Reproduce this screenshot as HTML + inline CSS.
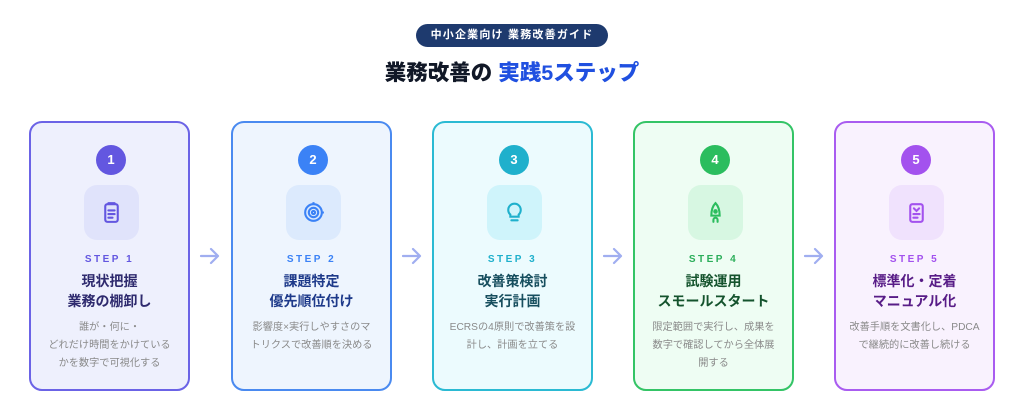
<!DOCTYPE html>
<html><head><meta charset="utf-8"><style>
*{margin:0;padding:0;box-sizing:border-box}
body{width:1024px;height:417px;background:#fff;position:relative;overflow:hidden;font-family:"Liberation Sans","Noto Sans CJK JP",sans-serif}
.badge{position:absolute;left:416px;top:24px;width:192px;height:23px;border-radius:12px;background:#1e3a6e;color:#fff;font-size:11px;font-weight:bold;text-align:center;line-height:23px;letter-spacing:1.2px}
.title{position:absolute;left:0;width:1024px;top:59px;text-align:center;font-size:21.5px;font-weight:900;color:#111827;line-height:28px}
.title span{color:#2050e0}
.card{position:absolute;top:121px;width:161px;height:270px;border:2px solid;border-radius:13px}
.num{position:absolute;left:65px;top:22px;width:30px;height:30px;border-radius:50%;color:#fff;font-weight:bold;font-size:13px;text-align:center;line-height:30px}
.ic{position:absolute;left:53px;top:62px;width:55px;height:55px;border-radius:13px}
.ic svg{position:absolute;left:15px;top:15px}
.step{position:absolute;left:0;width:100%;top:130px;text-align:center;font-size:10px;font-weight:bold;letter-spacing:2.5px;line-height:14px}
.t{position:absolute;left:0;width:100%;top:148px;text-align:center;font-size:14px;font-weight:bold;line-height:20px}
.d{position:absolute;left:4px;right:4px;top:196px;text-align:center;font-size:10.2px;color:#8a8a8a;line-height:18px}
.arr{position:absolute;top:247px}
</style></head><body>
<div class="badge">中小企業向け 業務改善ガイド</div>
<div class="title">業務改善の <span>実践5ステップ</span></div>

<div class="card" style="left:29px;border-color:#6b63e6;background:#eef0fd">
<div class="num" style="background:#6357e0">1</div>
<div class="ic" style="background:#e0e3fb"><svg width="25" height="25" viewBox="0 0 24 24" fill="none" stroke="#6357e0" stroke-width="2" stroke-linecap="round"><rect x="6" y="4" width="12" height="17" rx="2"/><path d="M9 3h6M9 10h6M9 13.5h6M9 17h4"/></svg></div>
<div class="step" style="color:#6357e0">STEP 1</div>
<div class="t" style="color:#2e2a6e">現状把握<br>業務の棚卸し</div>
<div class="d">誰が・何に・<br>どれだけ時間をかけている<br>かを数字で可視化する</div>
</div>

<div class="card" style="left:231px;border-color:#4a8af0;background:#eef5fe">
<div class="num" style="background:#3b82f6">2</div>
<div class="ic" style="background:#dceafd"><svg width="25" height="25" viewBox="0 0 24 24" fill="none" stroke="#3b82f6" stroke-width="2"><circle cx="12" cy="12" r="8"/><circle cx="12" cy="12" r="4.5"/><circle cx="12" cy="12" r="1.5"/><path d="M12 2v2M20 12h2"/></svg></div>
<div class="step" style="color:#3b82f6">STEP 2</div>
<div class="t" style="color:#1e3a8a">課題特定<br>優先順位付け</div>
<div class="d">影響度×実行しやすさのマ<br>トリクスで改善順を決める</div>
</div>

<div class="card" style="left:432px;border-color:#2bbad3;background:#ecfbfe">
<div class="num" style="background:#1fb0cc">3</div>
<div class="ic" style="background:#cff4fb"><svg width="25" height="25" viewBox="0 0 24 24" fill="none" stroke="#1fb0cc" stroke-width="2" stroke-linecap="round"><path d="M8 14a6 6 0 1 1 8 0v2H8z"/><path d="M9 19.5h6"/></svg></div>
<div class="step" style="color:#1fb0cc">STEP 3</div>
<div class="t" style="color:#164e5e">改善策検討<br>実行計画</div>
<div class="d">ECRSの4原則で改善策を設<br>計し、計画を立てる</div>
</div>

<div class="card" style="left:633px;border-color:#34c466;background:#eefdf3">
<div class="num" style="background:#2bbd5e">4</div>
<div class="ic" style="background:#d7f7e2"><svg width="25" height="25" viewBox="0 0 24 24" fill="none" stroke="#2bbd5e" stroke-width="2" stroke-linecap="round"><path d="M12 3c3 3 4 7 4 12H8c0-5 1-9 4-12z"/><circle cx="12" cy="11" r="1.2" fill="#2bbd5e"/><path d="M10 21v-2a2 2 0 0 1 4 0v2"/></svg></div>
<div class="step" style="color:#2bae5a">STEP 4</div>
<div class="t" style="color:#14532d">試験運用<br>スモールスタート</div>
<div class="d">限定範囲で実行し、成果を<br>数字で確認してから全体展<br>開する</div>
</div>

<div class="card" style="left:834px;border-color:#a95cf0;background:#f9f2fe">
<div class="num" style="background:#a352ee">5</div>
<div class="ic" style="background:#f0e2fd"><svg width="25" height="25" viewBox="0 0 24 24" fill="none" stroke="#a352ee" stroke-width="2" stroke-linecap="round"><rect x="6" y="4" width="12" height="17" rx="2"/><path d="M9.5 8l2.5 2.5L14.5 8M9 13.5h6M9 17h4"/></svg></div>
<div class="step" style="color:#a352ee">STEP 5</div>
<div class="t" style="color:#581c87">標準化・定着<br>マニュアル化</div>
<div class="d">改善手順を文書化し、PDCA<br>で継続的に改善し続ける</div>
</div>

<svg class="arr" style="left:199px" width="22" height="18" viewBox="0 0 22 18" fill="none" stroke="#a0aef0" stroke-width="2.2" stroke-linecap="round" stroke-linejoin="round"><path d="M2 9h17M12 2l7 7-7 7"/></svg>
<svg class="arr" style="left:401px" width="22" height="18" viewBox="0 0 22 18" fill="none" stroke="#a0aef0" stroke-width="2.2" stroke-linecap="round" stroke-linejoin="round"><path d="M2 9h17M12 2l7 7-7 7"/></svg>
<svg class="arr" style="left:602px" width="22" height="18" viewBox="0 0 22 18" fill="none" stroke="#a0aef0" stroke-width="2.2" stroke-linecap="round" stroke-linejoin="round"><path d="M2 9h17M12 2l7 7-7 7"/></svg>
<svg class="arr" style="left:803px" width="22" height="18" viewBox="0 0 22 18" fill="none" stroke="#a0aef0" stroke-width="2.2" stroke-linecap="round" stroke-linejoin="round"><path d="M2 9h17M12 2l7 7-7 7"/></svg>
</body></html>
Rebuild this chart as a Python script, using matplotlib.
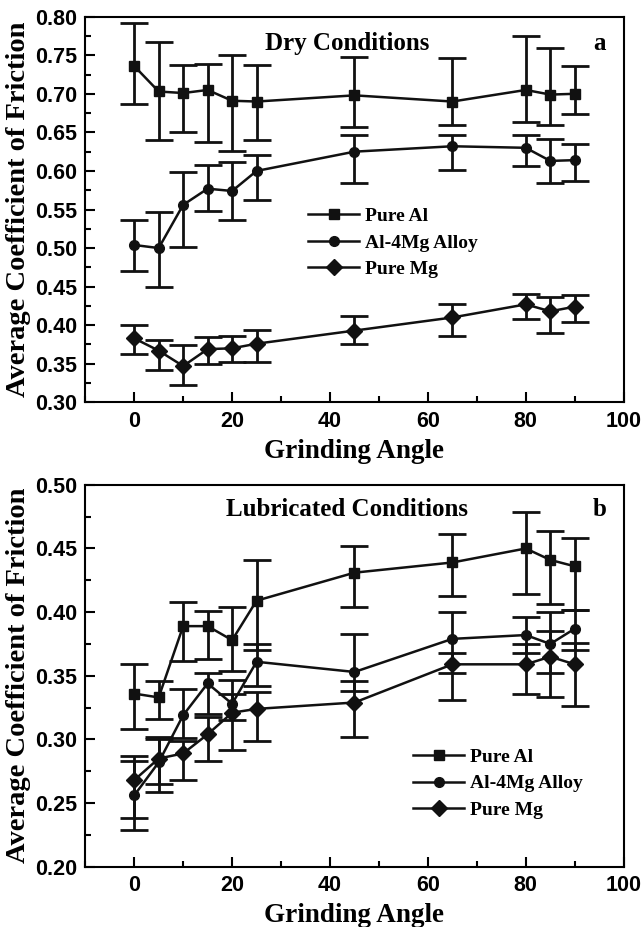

++++

* **Exercise brief**
Look through the data above. Find each line with the string "this" and copy it.

* **Reply**
Reproduce this screenshot as HTML + inline CSS.
Rebuild this chart as a Python script, using matplotlib.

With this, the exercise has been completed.